TASK PROMPT: Among the entries below, one stretch runs from the line that contains "Output the component" through the line that contains "const ref = useRef<HTMLCanvasElement". Repeat that stretch exactly, ends included, and only that.

EXTRACTED DATA:
^^^^^^^^

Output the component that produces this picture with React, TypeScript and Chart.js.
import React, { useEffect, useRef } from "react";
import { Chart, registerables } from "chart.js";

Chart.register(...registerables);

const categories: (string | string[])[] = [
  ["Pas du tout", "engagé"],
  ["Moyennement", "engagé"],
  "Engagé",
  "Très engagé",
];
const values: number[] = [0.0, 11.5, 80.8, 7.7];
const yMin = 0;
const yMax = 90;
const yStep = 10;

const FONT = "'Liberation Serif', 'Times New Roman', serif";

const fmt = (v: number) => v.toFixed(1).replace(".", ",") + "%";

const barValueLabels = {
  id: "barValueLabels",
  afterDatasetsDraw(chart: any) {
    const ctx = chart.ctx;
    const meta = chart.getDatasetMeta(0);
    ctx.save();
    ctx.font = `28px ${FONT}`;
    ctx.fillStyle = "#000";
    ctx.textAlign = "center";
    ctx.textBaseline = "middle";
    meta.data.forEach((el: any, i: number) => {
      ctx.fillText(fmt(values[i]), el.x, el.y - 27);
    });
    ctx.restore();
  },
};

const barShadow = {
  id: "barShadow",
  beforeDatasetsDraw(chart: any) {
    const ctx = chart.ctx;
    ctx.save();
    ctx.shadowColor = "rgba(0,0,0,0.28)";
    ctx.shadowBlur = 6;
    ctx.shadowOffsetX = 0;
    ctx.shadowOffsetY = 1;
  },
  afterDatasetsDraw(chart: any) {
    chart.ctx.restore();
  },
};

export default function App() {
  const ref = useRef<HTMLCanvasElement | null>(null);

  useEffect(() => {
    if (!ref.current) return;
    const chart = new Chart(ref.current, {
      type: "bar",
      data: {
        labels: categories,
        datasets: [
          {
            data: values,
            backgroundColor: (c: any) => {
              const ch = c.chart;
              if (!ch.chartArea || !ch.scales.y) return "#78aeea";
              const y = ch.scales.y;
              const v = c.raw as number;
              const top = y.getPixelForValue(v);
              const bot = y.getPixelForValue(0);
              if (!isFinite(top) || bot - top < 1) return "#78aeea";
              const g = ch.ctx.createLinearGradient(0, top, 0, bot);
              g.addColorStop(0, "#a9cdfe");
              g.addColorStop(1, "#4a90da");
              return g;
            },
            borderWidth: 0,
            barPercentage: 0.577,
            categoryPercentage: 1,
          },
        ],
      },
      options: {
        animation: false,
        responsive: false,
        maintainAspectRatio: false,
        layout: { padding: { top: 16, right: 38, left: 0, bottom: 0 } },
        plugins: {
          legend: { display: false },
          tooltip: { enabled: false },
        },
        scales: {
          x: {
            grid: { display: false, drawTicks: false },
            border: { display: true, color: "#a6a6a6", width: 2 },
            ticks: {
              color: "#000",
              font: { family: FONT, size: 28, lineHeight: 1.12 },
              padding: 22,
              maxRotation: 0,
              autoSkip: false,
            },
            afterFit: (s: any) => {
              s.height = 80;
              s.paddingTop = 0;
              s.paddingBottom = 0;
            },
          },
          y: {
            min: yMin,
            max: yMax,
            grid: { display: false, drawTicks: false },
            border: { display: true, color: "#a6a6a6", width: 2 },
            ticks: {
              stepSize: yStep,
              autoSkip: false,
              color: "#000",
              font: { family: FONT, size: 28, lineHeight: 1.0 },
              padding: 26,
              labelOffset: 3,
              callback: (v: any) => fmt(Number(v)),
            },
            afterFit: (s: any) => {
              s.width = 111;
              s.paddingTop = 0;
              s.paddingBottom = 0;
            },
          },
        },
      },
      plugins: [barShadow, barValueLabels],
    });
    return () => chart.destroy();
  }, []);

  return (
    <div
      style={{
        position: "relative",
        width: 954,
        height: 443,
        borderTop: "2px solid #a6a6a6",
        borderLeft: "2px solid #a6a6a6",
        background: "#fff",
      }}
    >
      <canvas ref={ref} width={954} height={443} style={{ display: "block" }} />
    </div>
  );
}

^^^^^^^^

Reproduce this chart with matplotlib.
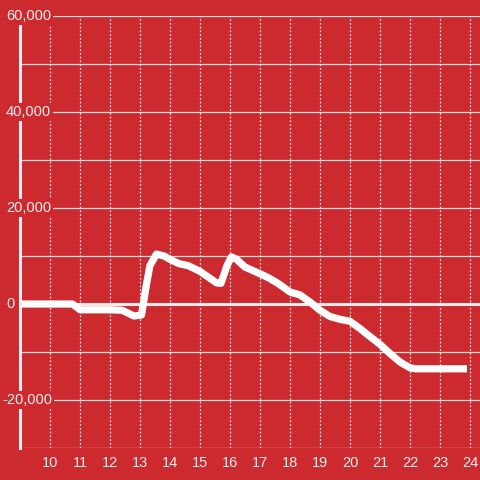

^^^^^^^^

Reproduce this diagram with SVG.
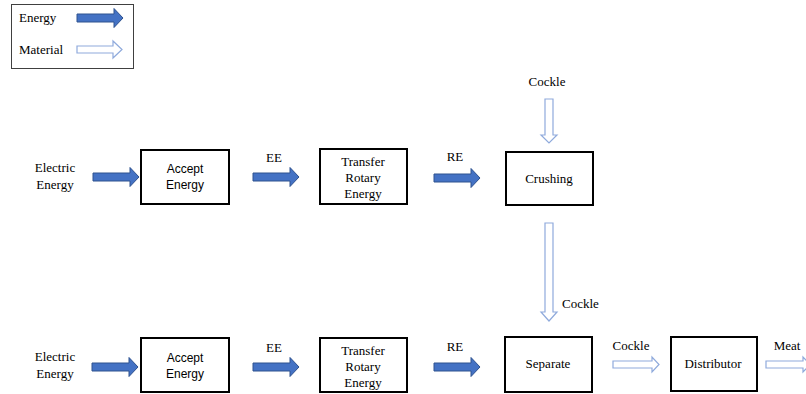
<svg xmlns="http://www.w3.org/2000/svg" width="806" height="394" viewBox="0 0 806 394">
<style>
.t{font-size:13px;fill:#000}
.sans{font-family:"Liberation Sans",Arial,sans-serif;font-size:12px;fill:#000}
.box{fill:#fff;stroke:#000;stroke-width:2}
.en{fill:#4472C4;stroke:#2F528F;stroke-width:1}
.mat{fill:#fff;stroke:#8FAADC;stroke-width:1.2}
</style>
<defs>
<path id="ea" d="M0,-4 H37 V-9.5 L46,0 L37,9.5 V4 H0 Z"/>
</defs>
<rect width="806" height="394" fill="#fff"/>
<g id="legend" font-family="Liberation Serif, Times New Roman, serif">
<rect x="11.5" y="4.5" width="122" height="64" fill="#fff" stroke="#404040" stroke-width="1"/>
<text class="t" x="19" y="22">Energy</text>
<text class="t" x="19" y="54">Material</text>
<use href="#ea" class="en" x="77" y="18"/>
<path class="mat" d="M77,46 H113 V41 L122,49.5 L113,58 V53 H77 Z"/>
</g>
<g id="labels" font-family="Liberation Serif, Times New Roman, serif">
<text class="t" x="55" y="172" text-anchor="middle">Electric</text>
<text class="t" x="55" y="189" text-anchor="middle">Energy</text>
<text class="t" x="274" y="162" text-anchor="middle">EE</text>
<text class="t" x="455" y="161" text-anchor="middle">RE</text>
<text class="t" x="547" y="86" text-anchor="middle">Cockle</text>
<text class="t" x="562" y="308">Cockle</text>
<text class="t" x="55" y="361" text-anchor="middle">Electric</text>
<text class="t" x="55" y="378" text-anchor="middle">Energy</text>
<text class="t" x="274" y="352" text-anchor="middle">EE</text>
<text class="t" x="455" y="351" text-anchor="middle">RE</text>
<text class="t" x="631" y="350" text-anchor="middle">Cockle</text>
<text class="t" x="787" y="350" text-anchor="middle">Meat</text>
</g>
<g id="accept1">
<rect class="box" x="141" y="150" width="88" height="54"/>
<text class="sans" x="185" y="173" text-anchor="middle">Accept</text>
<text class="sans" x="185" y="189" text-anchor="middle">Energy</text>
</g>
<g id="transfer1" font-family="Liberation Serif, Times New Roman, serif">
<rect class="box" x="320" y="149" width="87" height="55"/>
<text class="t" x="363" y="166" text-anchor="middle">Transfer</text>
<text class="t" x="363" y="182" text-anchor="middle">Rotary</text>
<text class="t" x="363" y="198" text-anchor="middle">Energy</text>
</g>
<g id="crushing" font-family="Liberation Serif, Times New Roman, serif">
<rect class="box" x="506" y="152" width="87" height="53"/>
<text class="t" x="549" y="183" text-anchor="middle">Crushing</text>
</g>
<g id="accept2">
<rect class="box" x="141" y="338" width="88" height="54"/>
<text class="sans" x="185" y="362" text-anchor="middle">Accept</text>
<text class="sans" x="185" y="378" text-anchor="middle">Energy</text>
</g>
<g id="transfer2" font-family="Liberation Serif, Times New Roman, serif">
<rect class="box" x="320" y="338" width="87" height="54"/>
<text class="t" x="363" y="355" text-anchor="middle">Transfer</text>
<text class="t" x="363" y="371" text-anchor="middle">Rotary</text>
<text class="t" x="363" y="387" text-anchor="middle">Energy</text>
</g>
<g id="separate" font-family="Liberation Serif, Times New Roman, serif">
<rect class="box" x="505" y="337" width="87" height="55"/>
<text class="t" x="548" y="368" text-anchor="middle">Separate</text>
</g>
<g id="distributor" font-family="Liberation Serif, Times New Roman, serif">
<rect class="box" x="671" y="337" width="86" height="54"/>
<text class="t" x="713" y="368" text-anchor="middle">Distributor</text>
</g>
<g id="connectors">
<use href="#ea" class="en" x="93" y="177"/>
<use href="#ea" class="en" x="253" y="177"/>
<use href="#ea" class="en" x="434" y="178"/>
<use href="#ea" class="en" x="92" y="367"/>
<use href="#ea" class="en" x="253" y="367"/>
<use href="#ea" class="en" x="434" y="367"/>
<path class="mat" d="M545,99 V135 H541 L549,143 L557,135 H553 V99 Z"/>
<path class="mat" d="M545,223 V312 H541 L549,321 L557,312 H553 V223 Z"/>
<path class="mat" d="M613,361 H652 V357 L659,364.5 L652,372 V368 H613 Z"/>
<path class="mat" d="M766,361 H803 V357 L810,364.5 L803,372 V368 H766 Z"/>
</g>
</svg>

^^^^^^^^

WRITTEN SOLUTION:
Output the component that produces this picture with React, TypeScript and Chart.js.
import React, { useEffect, useRef } from "react";
import { Chart, registerables } from "chart.js";

Chart.register(...registerables);

const categories: (string | string[])[] = [
  ["Pas du tout", "engagé"],
  ["Moyennement", "engagé"],
  "Engagé",
  "Très engagé",
];
const values: number[] = [0.0, 11.5, 80.8, 7.7];
const yMin = 0;
const yMax = 90;
const yStep = 10;

const FONT = "'Liberation Serif', 'Times New Roman', serif";

const fmt = (v: number) => v.toFixed(1).replace(".", ",") + "%";

const barValueLabels = {
  id: "barValueLabels",
  afterDatasetsDraw(chart: any) {
    const ctx = chart.ctx;
    const meta = chart.getDatasetMeta(0);
    ctx.save();
    ctx.font = `28px ${FONT}`;
    ctx.fillStyle = "#000";
    ctx.textAlign = "center";
    ctx.textBaseline = "middle";
    meta.data.forEach((el: any, i: number) => {
      ctx.fillText(fmt(values[i]), el.x, el.y - 27);
    });
    ctx.restore();
  },
};

const barShadow = {
  id: "barShadow",
  beforeDatasetsDraw(chart: any) {
    const ctx = chart.ctx;
    ctx.save();
    ctx.shadowColor = "rgba(0,0,0,0.28)";
    ctx.shadowBlur = 6;
    ctx.shadowOffsetX = 0;
    ctx.shadowOffsetY = 1;
  },
  afterDatasetsDraw(chart: any) {
    chart.ctx.restore();
  },
};

export default function App() {
  const ref = useRef<HTMLCanvasElement | null>(null);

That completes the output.